Marion Buisson

Personal information
- Nationality: France
- Born: 19 February 1988 (age 38) Mende, Lozère, France
- Height: 1.76 m (5 ft 9+1⁄2 in)
- Weight: 55 kg (121 lb)

Sport
- Sport: Athletics
- Event: Pole vault
- Club: Clermont Athlétisme Auvergne
- Coached by: Joel Bailly

Achievements and titles
- Personal best: Pole vault: 4.50 m (2008)

Medal record
Women's Athletics
Representing France
Mediterranean Games
| Bronze medal – third place | Mersin 2013 | Pole vault |

= Marion Buisson =

French pole vaulter (born 1988)

Marion Buisson (born 19 February 1988 in Mende, Lozère) is a French pole vaulter. She set her personal best height of 4.50 metres by upsetting her teammate Vanessa Boslak, and by winning the women's pole vault at the 2008 French Athletics Championships in Albi.

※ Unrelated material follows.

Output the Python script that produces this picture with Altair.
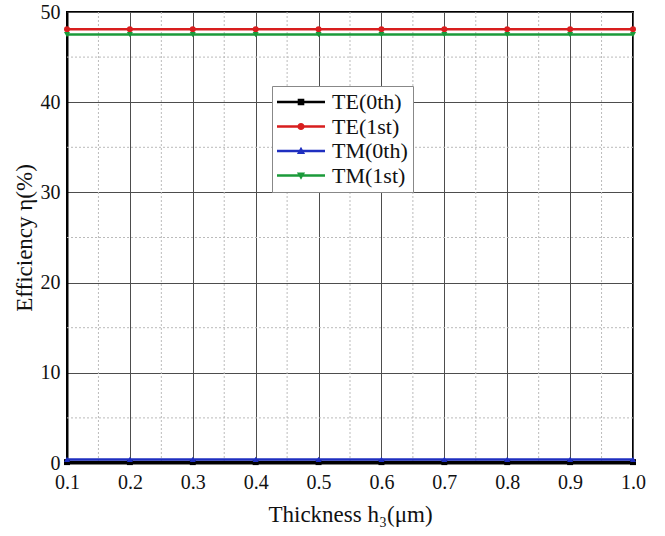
import altair as alt
import pandas as pd

# Layer thickness h3 (um)
thickness = [0.1, 0.2, 0.3, 0.4, 0.5, 0.6, 0.7, 0.8, 0.9, 1.0]

# Diffraction efficiency (%) for each order / polarisation
te_0th = [0.1, 0.1, 0.1, 0.1, 0.1, 0.1, 0.1, 0.1, 0.1, 0.1]
te_1st = [48.1, 48.1, 48.1, 48.1, 48.1, 48.1, 48.1, 48.1, 48.1, 48.1]
tm_0th = [0.4, 0.4, 0.4, 0.4, 0.4, 0.4, 0.4, 0.4, 0.4, 0.4]
tm_1st = [47.5, 47.5, 47.5, 47.5, 47.5, 47.5, 47.5, 47.5, 47.5, 47.5]

series_names = ["TE(0th)", "TE(1st)", "TM(0th)", "TM(1st)"]
series_colors = ["#000000", "#d81e1e", "#1f2fc0", "#1b9a3a"]
series_shapes = ["square", "circle", "triangle-up", "triangle-down"]

# Minor (dotted) grid positions
x_minor = [0.15, 0.25, 0.35, 0.45, 0.55, 0.65, 0.75, 0.85, 0.95]
y_minor = [5, 15, 25, 35, 45]

x_ticks = thickness
y_ticks = [0, 10, 20, 30, 40, 50]

# Legend glyphs: a line segment with the series marker in the middle.
# The symbol size is small (so rows stay compact) while the path reaches
# beyond the unit box to draw a long line; all sub-paths share a winding.
bar = "M-4,-0.21H4V0.21H-4Z"
legend_paths = [
    bar + "M-0.55,-0.55H0.55V0.55H-0.55Z",
    bar + "M-0.6,0A0.6,0.6 0 1,1 0.6,0A0.6,0.6 0 1,1 -0.6,0Z",
    bar + "M0,-0.7L0.68,0.48H-0.68Z",
    bar + "M0,0.7L-0.68,-0.48H0.68Z",
]

values = [te_0th, te_1st, tm_0th, tm_1st]
rows = []
for name, vals in zip(series_names, values):
    for t, v in zip(thickness, vals):
        rows.append({"thickness": t, "eff": v, "series": name})
df = pd.DataFrame(rows)

font = "Liberation Serif"

x_scale = alt.Scale(domain=[0.1, 1.0], nice=False, zero=False)
y_scale = alt.Scale(domain=[0, 50], nice=False)

x_enc = alt.X(
    "thickness:Q",
    scale=x_scale,
    title="Thickness h₃(μm)",
    axis=alt.Axis(values=x_ticks, format=".1f", grid=True, labelFlush=False),
)
y_enc = alt.Y(
    "eff:Q",
    scale=y_scale,
    title="Efficiency η(%)",
    axis=alt.Axis(values=y_ticks, format="d", grid=True, labelFlush=False),
)

minor_x = (
    alt.Chart(pd.DataFrame({"xm": x_minor}))
    .mark_rule(color="#bbbbbb", strokeDash=[2, 2], strokeWidth=1)
    .encode(x=alt.X("xm:Q", scale=x_scale))
)
minor_y = (
    alt.Chart(pd.DataFrame({"ym": y_minor}))
    .mark_rule(color="#bbbbbb", strokeDash=[2, 2], strokeWidth=1)
    .encode(y=alt.Y("ym:Q", scale=y_scale))
)

# One line + marker layer per series, each with its own colour and shape
series_layers = []
for i, (name, col, shp) in enumerate(zip(series_names, series_colors, series_shapes)):
    base = alt.Chart(df).transform_filter(alt.datum.series == name)
    series_layers.append(
        base.mark_line(strokeWidth=2.5, color=col).encode(
            x=x_enc if i == 0 else "thickness:Q",
            y=y_enc if i == 0 else "eff:Q",
        )
    )
    series_layers.append(
        base.mark_point(filled=True, size=36, opacity=1, shape=shp, color=col).encode(
            x="thickness:Q", y="eff:Q"
        )
    )

legend_props = dict(
    title=None,
    orient="none",
    legendX=205,
    legendY=74,
    symbolSize=144,
    symbolOffset=13,
    symbolOpacity=1,
    symbolStrokeWidth=0,
    labelFont=font,
    labelFontSize=22,
    labelColor="#111111",
    labelOffset=20,
    rowPadding=2.5,
    padding=5,
    fillColor="white",
    strokeColor="#888888",
)

legend_df = pd.DataFrame({"series": series_names, "thickness": [0.1] * 4, "eff": [0] * 4})
legend_layer = (
    alt.Chart(legend_df)
    .mark_point(filled=True, opacity=0)
    .encode(
        x="thickness:Q",
        y="eff:Q",
        color=alt.Color(
            "series:N",
            scale=alt.Scale(domain=series_names, range=series_colors),
            legend=alt.Legend(**legend_props),
        ),
        shape=alt.Shape(
            "series:N",
            scale=alt.Scale(domain=series_names, range=legend_paths),
            legend=alt.Legend(**legend_props),
        ),
    )
)

chart = (
    alt.layer(minor_x, minor_y, *series_layers, legend_layer)
    .properties(
        width=566,
        height=451,
        autosize=alt.AutoSizeParams(type="none"),
        padding={"left": 67, "top": 12, "right": 32, "bottom": 73},
    )
    .configure_view(stroke="#000000", strokeWidth=2)
    .configure_axis(
        domainColor="#000000",
        domainWidth=2,
        ticks=False,
        gridColor="#4d4d4d",
        gridWidth=1,
        labelFont=font,
        labelFontSize=20,
        labelColor="#111111",
        titleFont=font,
        titleFontSize=23,
        titleFontWeight="normal",
        titleColor="#111111",
    )
    .configure_axisX(labelPadding=9, titlePadding=11)
    .configure_axisY(labelPadding=7, titlePadding=4)
)

chart.save("out.html", embed_options={"renderer": "svg", "actions": False})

Buisson represented France at the 2008 Summer Olympics in Beijing, where she successfully cleared a height of 4.15 metres in the women's pole vault, an event which was later dominated by world-record holder Yelena Isinbayeva of Russia. Buisson, however, failed to advance into the final, as she placed twenty-third overall in the qualifying rounds, tying her position with Iceland's Thórey Edda Elisdóttir.